La fracturation hydraulique pour le gaz de schiste reste-t-elle à l’ordre du jour?

La fracturation hydraulique pour le gaz de schiste reste-t-elle à l’ordre du jour?

El Watan, 30 Octobre 2015

Le mouvement citoyen de In-Salah appuyé au niveau national et international a contribué fortement à arrêter la destructive fracturation hydraulique utilisée pour explorer puis exploiter les gisements de gaz de schiste. La place Soumoud s’est mise en « mode veille », titre un reportage d’El Watan.

La fracturation hydraulique pour repérer puis pour exploiter le gaz de schiste a -t-elle été reportée à plus tard ou carrément abandonnée? Le projet d’ouvrir de nouveaux puits pour explorer les gisements ne semble pas à l’ordre du jour dans l’immédiat.  » Nous savons, aujourd’hui, que ce projet n’est pas rentable » reconnaît ce matin Abdelmadjid Attar, l’ancien PDG de Sonatrach et star du parti du gaz de schiste. « Aujourd’hui »? précise-t-il. On sait qu’il préconise depuis trois ans des investissements rapides pour lancer sur une vaste échelle le processus exploration-exploitation. Et il ne semble pas avoir abandonné l’espoir d’une reprise des forages.

El Watan-weekend rapporte l’avis de quelques professionnels sur ce sujet. Extraits.

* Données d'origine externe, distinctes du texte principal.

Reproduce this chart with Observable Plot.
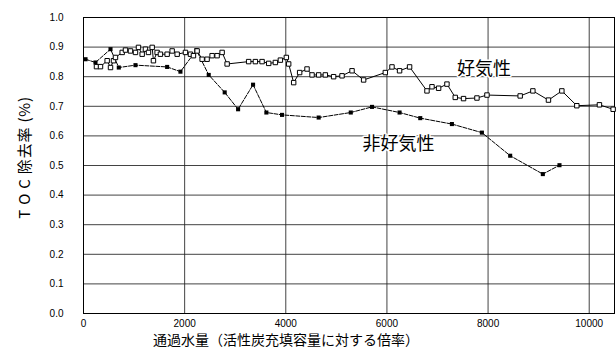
<!DOCTYPE html>
<html><head><meta charset="utf-8">
<script src="https://cdn.jsdelivr.net/npm/d3@7"></script>
<script src="https://cdn.jsdelivr.net/npm/@observablehq/plot@0.6"></script>
<style>body{margin:0;background:#fff}</style>
</head><body><div id="chart"></div>
<script>
const aerobicX = [257,336,468,534,593,632,765,830,929,1028,1087,1160,1225,1285,1358,1383,1456,1521,1654,1753,1852,2016,2115,2174,2247,2346,2444,2543,2642,2741,2840,3266,3399,3531,3662,3794,3893,4011,4057,4156,4274,4420,4519,4650,4782,4946,5112,5310,5539,5968,6100,6250,6448,6792,6891,7022,7187,7351,7515,7780,7978,8635,8886,9194,9459,9755,10202,10473];
const aerobicY = [0.834,0.834,0.854,0.831,0.854,0.865,0.882,0.890,0.887,0.882,0.899,0.876,0.893,0.882,0.899,0.854,0.882,0.876,0.876,0.887,0.876,0.882,0.876,0.871,0.887,0.859,0.859,0.871,0.871,0.882,0.843,0.851,0.851,0.851,0.845,0.848,0.856,0.865,0.843,0.780,0.814,0.826,0.806,0.806,0.806,0.800,0.803,0.820,0.789,0.814,0.833,0.820,0.833,0.752,0.766,0.761,0.775,0.730,0.726,0.728,0.738,0.735,0.752,0.721,0.752,0.702,0.705,0.690];
const anaerobicX = [40,237,534,698,1028,1654,1917,2233,2476,2792,3057,3353,3616,3926,4650,5285,5705,6250,6659,7285,7878,8437,9083,9412];
const anaerobicY = [0.859,0.848,0.893,0.831,0.839,0.833,0.817,0.890,0.806,0.747,0.690,0.773,0.679,0.671,0.662,0.679,0.698,0.679,0.660,0.640,0.611,0.533,0.471,0.501];
const xTicks = [0,2000,4000,6000,8000,10000];
const yTicks = [0,0.1,0.2,0.3,0.4,0.5,0.6,0.7,0.8,0.9,1.0];
const seriesLabels = [{name:"好気性", x:7920, y:0.824},{name:"非好気性", x:6229, y:0.571}];
const yTitle = "T O C 除去率 (%)";
const xTitle = "通過水量（活性炭充填容量に対する倍率）";

const aerobic = aerobicX.map((x,i)=>({x, y: aerobicY[i]}));
const anaerobic = anaerobicX.map((x,i)=>({x, y: anaerobicY[i]}));

const chart = Plot.plot({
  width: 616, height: 354,
  marginLeft: 83, marginRight: 2, marginTop: 17, marginBottom: 41,
  style: {fontFamily: "'Liberation Sans', Arial, 'Noto Sans CJK JP', sans-serif", background: "#fff", color: "#000"},
  x: {domain: [0, 10500], ticks: xTicks},
  y: {domain: [0, 1], ticks: yTicks},
  marks: [
    Plot.gridX(xTicks, {stroke: "#222", strokeOpacity: 0.85, strokeWidth: 1}),
    Plot.gridY(yTicks, {stroke: "#222", strokeOpacity: 0.85, strokeWidth: 1}),
    Plot.frame({stroke: "#000", strokeWidth: 1}),
    Plot.axisX({ticks: xTicks, tickSize: 0, tickPadding: 6, fontSize: 10, tickFormat: d => String(d), label: null}),
    Plot.axisY({ticks: yTicks, tickSize: 0, tickPadding: 20, fontSize: 10, tickFormat: d => d.toFixed(1), label: null}),
    Plot.line(anaerobic, {x: "x", y: "y", stroke: "#000", strokeWidth: 1, strokeDasharray: "4,1.5"}),
    Plot.dot(anaerobic, {x: "x", y: "y", symbol: "square", r: 2.3, fill: "#000", stroke: "none"}),
    Plot.line(aerobic, {x: "x", y: "y", stroke: "#000", strokeWidth: 1}),
    Plot.dot(aerobic, {x: "x", y: "y", symbol: "square", r: 2.5, fill: "#fff", stroke: "#000", strokeWidth: 1}),
    Plot.text(seriesLabels, {x: "x", y: "y", text: "name", fontSize: 18, fontFamily: "'Noto Sans CJK JP', sans-serif", fill: "#000", stroke: "#fff", strokeWidth: 3, paintOrder: "stroke"}),
    Plot.text([xTitle], {frameAnchor: "bottom", dx: -63, dy: 27, text: d => d, fontSize: 14, fontFamily: "'Noto Sans CJK JP', sans-serif", fill: "#000", lineAnchor: "middle"}),
    Plot.text([yTitle], {frameAnchor: "left", textAnchor: "middle", dx: -58, dy: -8, rotate: -90, text: d => d, fontSize: 15, fontFamily: "'Noto Sans CJK JP', sans-serif", fill: "#000", lineAnchor: "middle"})
  ]
});
d3.select(chart).selectAll("text").filter(function(){ return this.textContent === yTitle; }).attr("letter-spacing", "0.8px");
document.getElementById("chart").appendChild(chart);
</script>
</body></html>
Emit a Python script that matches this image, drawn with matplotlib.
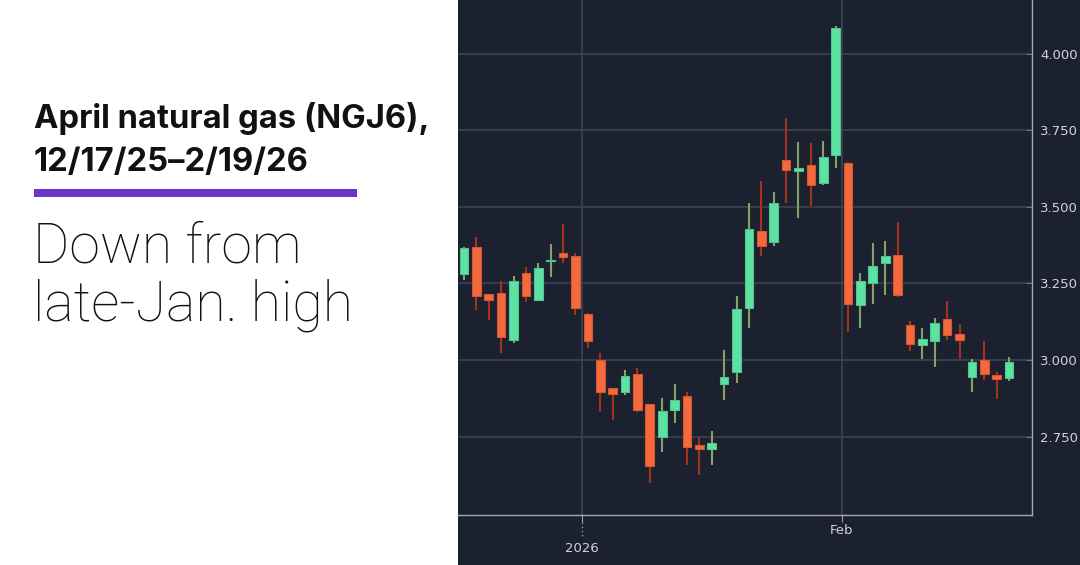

Rabah Reghis, consultant et économiste spécialiste des hydrocarbures et membre du Collectif national pour un Moratoire sur les gaz de schiste (CNMGS): « Avec quoi voulez-vous que l’Etat finance un investissement très coûteux comme celui du gaz de schiste dans une période où plusieurs projets d’utilité publique ont été abandonnés à cause de la chute du prix du baril ?»

Abdelmadjid Attar, ancien PDG de Sonatrach n’est pas de cet avis. Pour lui, le gaz de schiste représente l’avenir énergétique de l’Algérie. «Le secteur de l’énergie a décidé de promouvoir la recherche dans l’immédiat et l’exploitation future de ce gaz si les premiers résultats sont positifs et non contraignants, parce qu’il a dû prendre conscience de l’épuisement rapide de nos ressources dans les décennies à venir, et par conséquent de la nécessité de préparer dès maintenant les moyens et les ressources pouvant assurer la sécurité énergétique du pays dans 15 à 20 ans au plus tard».

Rabah Reghis réplique : «L’Etat a fait croire qu’en exploitant le gaz de schiste, il allait couvrir le déficit causé par la baisse du prix du baril. C’est faux. Car il y a 1,6 million de kilomètres carrés non exploités encore de gaz conventionnel. Et puis, nous n’avons même pas écoulé les quantités du gaz produit.» L’Algérie dispose encore de 4500 milliards de mètres cubes de réserves en gaz conventionnel. Le prix à la vente des deux gaz, conventionnel et non conventionnel, est le même. La seule différence réside dans leur coût de production. Le gaz de schiste revient plus cher. Quant aux réserves algériennes des deux gaz, elles sont, selon les experts, presque les mêmes.

Mohamed Saïd Beghoul, ancien directeur de la Division exploitation Oil&Gaz de Sonatrach, explique que l’Algérie a été prise à contre-pied par les estimations surévaluées données par les Etats-Unis : «C’est l’Agence américaine de l’énergie, spécialiste dans l’évaluation des réserves, qui a fait croire à l’Etat que l’Algérie possédait d’énormes quantités de gaz de schiste. Elle les a estimées à 20 000 milliards de mètres cubes. Ce qui nous met à la 3e place mondiale. Et puis, l’Etat a découvert que ces chiffres étaient surestimés. Nos réserves en gaz de schiste sont évaluées à seulement 5000 milliards de mètres cubes.»

Rabah Reghis ajoute : «Ce projet n’a pas d’avenir et n’existera que sur papier, car il n’est pas rentable. Le gouvernement va s’arrêter le jour où il payera plus qu’il en encaissera. D’ailleurs, aucune personne du gouvernement n’en parle depuis longtemps.» Si des tests ont été réalisés, ces experts avouent ne pas connaître les résultats. «Nous sommes au courant de tout ce qui se passe aux Etats-Unis, mais rien à In Salah. Personne n’a communiqué le débit journalier. Si le débit était bon, l’Etat l’aurait directement communiqué et la nouvelle serait à la une des journaux. Ce qui nous fait croire que les résultats ont été décevants», prédit l’ancien directeur de Sonatrach.